The future of cyber-literature, techno-literature or whatever you want to call it, is set by the technology itself. It's now impossible for an author to handle all by himself the words and their movement and sound. A decade ago, you could know well each of Director, Photoshop or Cubase (to cite just the better-known software), using the first version of each. That's not possible any more. Now we have to know how to delegate, find more solid financial partners than Gallimard, and look in the direction of Hachette-Matra, Warner, the Pentagon and Hollywood.

At best, the status of the, what... hack? multimedia director? will be the one of video director, film director, the manager of the product. He or she's the one who receives the golden palms at Cannes, but who would never have been able to earn them just on their own. As twin sister (not a clone) of the cinematograph, cyber-literature (video + the link) will be an industry, with a few isolated craftsmen on the outer edge (and therefore with below-zero copyright).

= What exactly is a cutter?

It is called that because it seems to cut through the water.

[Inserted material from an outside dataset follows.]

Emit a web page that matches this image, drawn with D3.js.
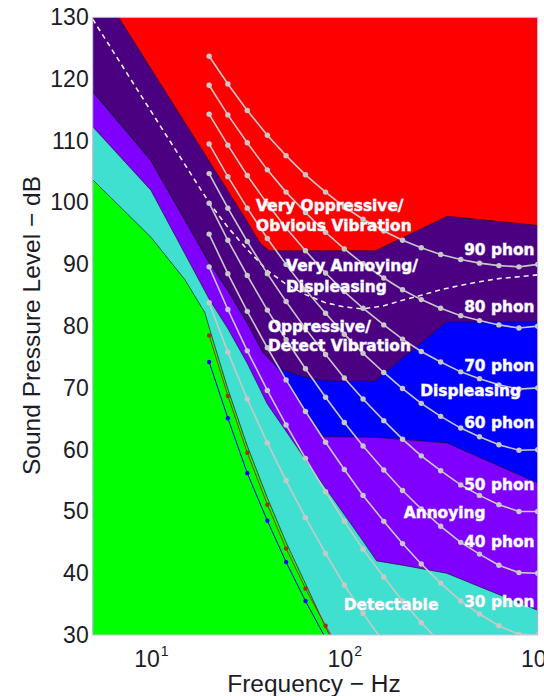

It's sturdy little naval vessel with a single mast. Cutters were an important part of naval fleets because they were quick and easy to operate. They were the favourite boats of pirates, smugglers and... maritime postal workers.

"Now that the earth is flat and the seas desalinated, it's time for our cutters to thread their way through the 6 billion (soon six and a half billion) stars that we are. And for them all to link up with each other." (The running cutter) Why do you use just your first name, instead of your full name?

My reasoning is that, on the Web, there's everything to be done. Except for CERN (European Center for Particule Research) and the Pentagon (which are going to make another web, designed just for their own use), nobody knows what exactly it offers us. So we can work freely while believing that probably everything is open. And use this unlimited, internal space as widely and quickly as possible before the rapacious star-spangled banners of 0 and 1 catch up with and overtake us.

But if it's just a matter of repeating the same things as before, what's the point?

This business of using a surname (directly linked to the copyright problem) takes us back to basics, to the central untouchable principle of our planet: private property. Within the space of a few centuries, we have been reduced to a name, just one name, all the "cleaner" because it has been stripped of all humanity and reduced to a social security barcode. It's not something natural, but a choice of the society, desired by managers. How could we run a modern society and give back to Caesar his due if each of us could change our administrative identity several times in our lives, from "Daredevil on Rollers" to "Motorcycle on the Curves" and then "Hippy Smoking on the Verandah" (you know, like me, that a simple software programme could easily take care of all this)? "Human nature is basically evil and all criminals take advantage of that. But we're here to protect you and your identity." (The Pentagon) And the first thing a down-and-out person does to assert themselves, someone whose papers are never in order, is to scribble their name on a billboard advertising some big commercial product.

On our site, we discreetly try something else.